- _WRITTEN INSTRUCTION_: Find every line below that contains the word "this" and copy it out.

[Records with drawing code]
⁂

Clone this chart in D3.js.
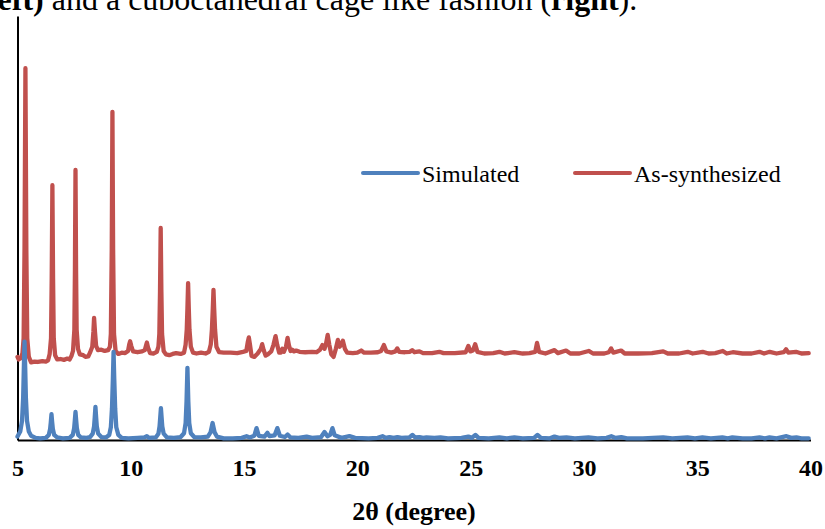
<!DOCTYPE html>
<html>
<head>
<meta charset="utf-8">
<script src="https://cdn.jsdelivr.net/npm/d3@7"></script>
<style>
  html, body { margin: 0; padding: 0; background: #fff; overflow: hidden; }
  svg { display: block; }
</style>
</head>
<body>
<svg id="chart" width="825" height="529"></svg>
<script>
// Powder XRD patterns: 2θ (degrees) vs. intensity (arbitrary units, stacked)
const seriesNames = ["Simulated", "As-synthesized"];
const seriesColors = ["#4F81BD", "#C0504D"];
const xTicks = [5, 10, 15, 20, 25, 30, 35, 40];
const xTitle = "2θ (degree)";

// Simulated pattern [2θ, intensity]
const simulated = [
  [5.00, 0.8], [5.12, 2.0], [5.20, 4.5], [5.25, 10], [5.28, 17], [5.31, 23.2], [5.34, 17], [5.37, 10],
  [5.42, 4.5], [5.50, 2.0], [5.60, 1.0], [5.80, 0.5], [6.00, 0.4], [6.25, 0.5], [6.38, 1.2], [6.44, 2.6],
  [6.47, 4.2], [6.50, 6.1], [6.53, 4.2], [6.56, 2.6], [6.62, 1.2], [6.75, 0.6], [7.00, 0.4], [7.30, 0.5],
  [7.44, 1.2], [7.50, 2.8], [7.53, 4.6], [7.56, 6.6], [7.59, 4.6], [7.62, 2.8], [7.68, 1.2], [7.80, 0.6],
  [8.05, 0.5], [8.20, 0.7], [8.32, 1.5], [8.38, 3.2], [8.41, 5.4], [8.44, 7.8], [8.47, 5.4], [8.50, 3.2],
  [8.56, 1.5], [8.70, 0.7], [8.90, 0.6], [9.05, 1.2], [9.12, 3.0], [9.17, 7.5], [9.21, 14.5], [9.24, 20.8],
  [9.27, 14.5], [9.31, 7.5], [9.36, 3.0], [9.45, 1.2], [9.60, 0.5], [9.90, 0.4], [10.30, 0.5], [10.60, 0.6],
  [10.71, 0.9], [10.80, 0.5], [11.10, 0.6], [11.22, 1.5], [11.27, 3.2], [11.30, 5.3], [11.33, 7.5], [11.36, 5.3],
  [11.39, 3.2], [11.45, 1.5], [11.60, 0.6], [11.90, 0.5], [12.20, 0.7], [12.35, 1.6], [12.42, 4.0], [12.46, 9.0],
  [12.50, 17.0], [12.54, 9.0], [12.58, 4.0], [12.65, 1.6], [12.80, 0.7], [13.10, 0.6], [13.40, 0.8], [13.52, 1.8],
  [13.57, 3.0], [13.61, 4.0], [13.65, 3.0], [13.70, 1.8], [13.80, 0.8], [14.10, 0.4], [14.50, 0.4], [14.90, 0.5],
  [15.11, 0.9], [15.25, 0.6], [15.45, 1.0], [15.55, 2.8], [15.65, 1.0], [15.90, 0.8], [16.03, 1.7], [16.12, 0.9],
  [16.35, 1.1], [16.47, 2.8], [16.58, 1.0], [16.80, 0.7], [16.92, 1.3], [17.05, 0.6], [17.40, 0.5], [17.76, 0.8],
  [18.00, 0.5], [18.40, 0.7], [18.55, 1.9], [18.68, 0.9], [18.80, 1.2], [18.90, 2.8], [19.00, 1.1], [19.30, 0.5],
  [19.65, 0.9], [19.90, 0.5], [20.50, 0.4], [20.90, 0.5], [21.11, 0.9], [21.25, 0.5], [21.42, 0.7], [21.60, 0.5],
  [21.77, 0.7], [21.95, 0.5], [22.30, 0.6], [22.43, 1.2], [22.55, 0.6], [22.74, 0.7], [22.90, 0.5], [23.05, 0.6],
  [23.40, 0.5], [23.67, 0.6], [24.00, 0.4], [24.60, 0.5], [24.90, 0.8], [25.05, 0.5], [25.21, 1.2], [25.35, 0.5],
  [25.80, 0.4], [26.27, 0.6], [26.60, 0.4], [26.93, 0.6], [27.30, 0.4], [27.80, 0.5], [27.95, 1.2], [28.10, 0.5],
  [28.50, 0.4], [28.70, 0.8], [28.90, 0.5], [29.23, 0.6], [29.60, 0.4], [30.20, 0.6], [30.60, 0.4], [31.00, 0.5],
  [31.21, 0.9], [31.40, 0.5], [31.65, 0.7], [31.90, 0.4], [32.60, 0.4], [33.50, 0.6], [33.90, 0.4], [34.57, 0.6],
  [34.90, 0.4], [35.23, 0.6], [35.60, 0.4], [36.11, 0.6], [36.35, 0.4], [36.55, 0.6], [37.00, 0.4], [37.40, 0.4],
  [37.75, 0.6], [38.00, 0.4], [38.19, 0.6], [38.50, 0.4], [38.94, 0.9], [39.15, 0.5], [39.38, 0.6], [39.60, 0.4],
  [39.92, 0.4]
];

// As-synthesized pattern [2θ, intensity], offset above the simulated trace
const asSynthesized = [
  [5.00, 19.6], [5.05, 19.0], [5.15, 19.3], [5.22, 20.5], [5.27, 24], [5.31, 45], [5.35, 87.7], [5.39, 45],
  [5.43, 24], [5.50, 19.6], [5.60, 18.3], [5.75, 18.5], [5.90, 18.4], [6.10, 18.6], [6.25, 18.5], [6.35, 18.8],
  [6.42, 20.3], [6.48, 24], [6.51, 38], [6.54, 60.1], [6.57, 38], [6.60, 24], [6.66, 20.0], [6.75, 19.0],
  [6.90, 19.1], [7.05, 18.9], [7.20, 19.2], [7.30, 19.0], [7.38, 19.8], [7.45, 21.0], [7.51, 26], [7.535, 40],
  [7.56, 63.7], [7.585, 40], [7.61, 26], [7.67, 21.5], [7.75, 20.2], [7.90, 20.0], [8.00, 19.6], [8.12, 19.7],
  [8.20, 20.6], [8.30, 22.0], [8.35, 25.5], [8.38, 28.8], [8.42, 25.5], [8.47, 22.2], [8.55, 21.2], [8.70, 21.3],
  [8.85, 21.0], [9.00, 21.2], [9.08, 22.0], [9.12, 25], [9.16, 45], [9.19, 77.4], [9.22, 45], [9.26, 25],
  [9.33, 21.0], [9.45, 20.3], [9.60, 20.6], [9.75, 20.5], [9.88, 21.0], [9.93, 22.5], [9.97, 23.3], [10.02, 22.2],
  [10.10, 20.9], [10.30, 20.7], [10.50, 20.9], [10.62, 21.2], [10.67, 22.2], [10.71, 23.0], [10.76, 21.8], [10.85, 20.5],
  [11.00, 20.4], [11.15, 20.8], [11.22, 22.0], [11.26, 25], [11.29, 35], [11.32, 50.0], [11.35, 35], [11.38, 25],
  [11.45, 21.0], [11.55, 20.2], [11.70, 20.0], [11.85, 20.3], [12.00, 20.5], [12.20, 20.3], [12.35, 20.6], [12.42, 22.5],
  [12.47, 26], [12.50, 31], [12.53, 37.0], [12.56, 31], [12.59, 26], [12.65, 22.0], [12.75, 20.6], [12.90, 20.4],
  [13.10, 20.6], [13.30, 20.4], [13.45, 20.8], [13.53, 22.5], [13.58, 26], [13.62, 31], [13.65, 35.4], [13.68, 31],
  [13.72, 26], [13.78, 22.0], [13.90, 20.7], [14.10, 20.6], [14.40, 20.6], [14.70, 20.5], [14.95, 20.8], [15.10, 21.0],
  [15.16, 23.0], [15.21, 24.2], [15.26, 22.5], [15.33, 19.8], [15.45, 19.6], [15.60, 20.4], [15.74, 21.5], [15.80, 22.6],
  [15.86, 21.3], [15.95, 19.9], [16.05, 20.2], [16.20, 20.9], [16.30, 22.5], [16.39, 24.5], [16.46, 22.5], [16.55, 20.6],
  [16.62, 20.6], [16.69, 21.5], [16.76, 20.8], [16.85, 22.0], [16.92, 24.1], [16.98, 22.3], [17.05, 21.0], [17.12, 21.3],
  [17.20, 20.9], [17.30, 21.1], [17.45, 20.8], [17.70, 20.7], [18.00, 20.8], [18.20, 20.7], [18.35, 21.3], [18.46, 22.4],
  [18.55, 21.5], [18.62, 22.8], [18.69, 24.8], [18.76, 22.5], [18.85, 20.2], [18.95, 19.6], [19.05, 21.5], [19.14, 23.6],
  [19.22, 22.0], [19.28, 22.4], [19.36, 23.4], [19.45, 21.5], [19.55, 20.6], [19.80, 20.5], [20.00, 20.6], [20.17, 21.1],
  [20.30, 20.6], [20.60, 20.6], [20.90, 20.7], [21.05, 21.0], [21.17, 22.4], [21.28, 20.9], [21.50, 20.6], [21.68, 20.9],
  [21.76, 21.6], [21.85, 20.8], [22.10, 20.7], [22.32, 20.8], [22.42, 21.2], [22.52, 20.7], [22.74, 20.9], [22.90, 20.5],
  [23.30, 20.5], [23.62, 20.8], [23.80, 20.5], [24.30, 20.5], [24.78, 20.7], [24.90, 22.2], [24.99, 20.9], [25.10, 21.1],
  [25.20, 22.6], [25.30, 20.8], [25.60, 20.4], [26.00, 20.5], [26.27, 20.8], [26.50, 20.4], [26.93, 20.7], [27.30, 20.4],
  [27.60, 20.5], [27.85, 20.8], [27.93, 22.9], [28.02, 20.8], [28.30, 20.4], [28.70, 21.2], [28.85, 20.5], [29.21, 21.1],
  [29.40, 20.4], [29.80, 20.4], [30.21, 21.0], [30.40, 20.4], [30.90, 20.4], [31.10, 20.7], [31.20, 21.6], [31.30, 20.6],
  [31.64, 21.1], [31.80, 20.4], [32.40, 20.4], [33.00, 20.5], [33.50, 20.9], [33.70, 20.4], [34.20, 20.4], [34.58, 20.8],
  [34.80, 20.4], [35.24, 20.8], [35.50, 20.4], [35.80, 20.5], [36.13, 21.0], [36.30, 20.4], [36.57, 20.7], [37.00, 20.4],
  [37.40, 20.4], [37.75, 20.8], [37.95, 20.4], [38.20, 20.8], [38.50, 20.4], [38.82, 20.7], [38.92, 21.4], [39.02, 20.6],
  [39.36, 20.8], [39.60, 20.4], [39.92, 20.5]
];

const serif = "'Times New Roman', 'Liberation Serif', serif";
const svg = d3.select("#chart");

const x = d3.scaleLinear().domain([5, 40]).range([17.5, 810.5]);
const y = d3.scaleLinear().domain([0, 100]).range([440, 16]);

// Caption line from the surrounding document
const caption = svg.append("text")
  .attr("x", -22).attr("y", 10)
  .attr("font-family", serif).attr("font-size", 32).attr("fill", "#000");
caption.append("tspan").attr("font-weight", "bold").text("(left)");
caption.append("tspan").text(" and a cuboctahedral cage like fashion (");
caption.append("tspan").attr("font-weight", "bold").text("right");
caption.append("tspan").text(").");

// Axes
const xAxis = svg.append("g")
  .attr("transform", `translate(0,${y(0)})`)
  .call(d3.axisBottom(x).tickValues(xTicks).tickSize(0).tickPadding(19).tickFormat(d3.format("d")));
xAxis.select(".domain").attr("stroke", "#000").attr("stroke-width", 2);
xAxis.selectAll("text")
  .attr("font-family", serif).attr("font-size", 24).attr("font-weight", "bold").attr("fill", "#000");

const yAxis = svg.append("g")
  .attr("transform", `translate(${x(5)},0)`)
  .call(d3.axisLeft(y).tickValues([]).tickSizeOuter(0));
yAxis.select(".domain").attr("stroke", "#000").attr("stroke-width", 2);

svg.append("text")
  .attr("x", (x(5) + x(40)) / 2).attr("y", 520)
  .attr("text-anchor", "middle")
  .attr("font-family", serif).attr("font-size", 26).attr("font-weight", "bold")
  .text(xTitle);

// Traces (simulated drawn last so it sits on top)
const line = d3.line().x(d => x(d[0])).y(d => y(d[1]));
const traces = [asSynthesized, simulated];
const traceColors = [seriesColors[1], seriesColors[0]];
svg.append("g").selectAll("path")
  .data(traces)
  .join("path")
  .attr("d", line)
  .attr("fill", "none")
  .attr("stroke", (d, i) => traceColors[i])
  .attr("stroke-width", 4.3)
  .attr("stroke-linejoin", "round")
  .attr("stroke-linecap", "round");

// Legend
const legendX = [363, 575];
const legend = svg.append("g").selectAll("g")
  .data(seriesNames)
  .join("g")
  .attr("transform", (d, i) => `translate(${legendX[i]},173)`);
legend.append("line")
  .attr("x1", 0).attr("x2", 55).attr("y1", 0).attr("y2", 0)
  .attr("stroke", (d, i) => seriesColors[i])
  .attr("stroke-width", 4).attr("stroke-linecap", "round");
legend.append("text")
  .attr("x", 59).attr("y", 8.5)
  .attr("font-family", serif).attr("font-size", 24).attr("fill", "#000")
  .text(d => d);
</script>
</body>
</html>
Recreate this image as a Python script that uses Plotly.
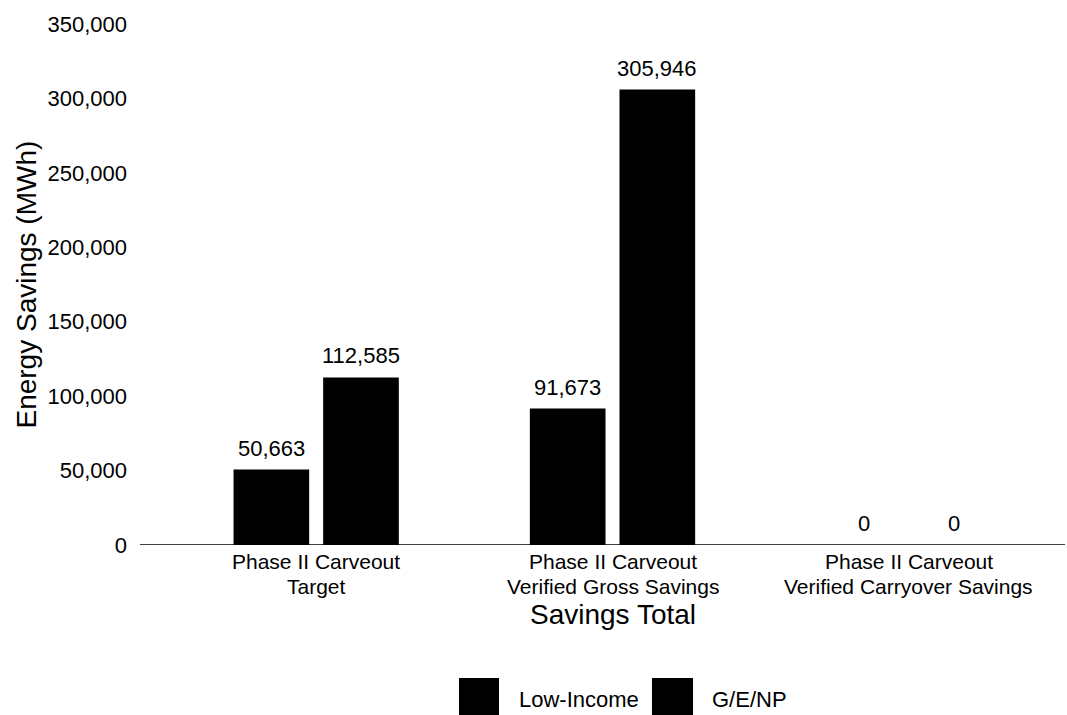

⁂

- _ANSWER TO THE TASK_:
Clone this chart in D3.js.
Recreate this image as a Python script that uses Plotly.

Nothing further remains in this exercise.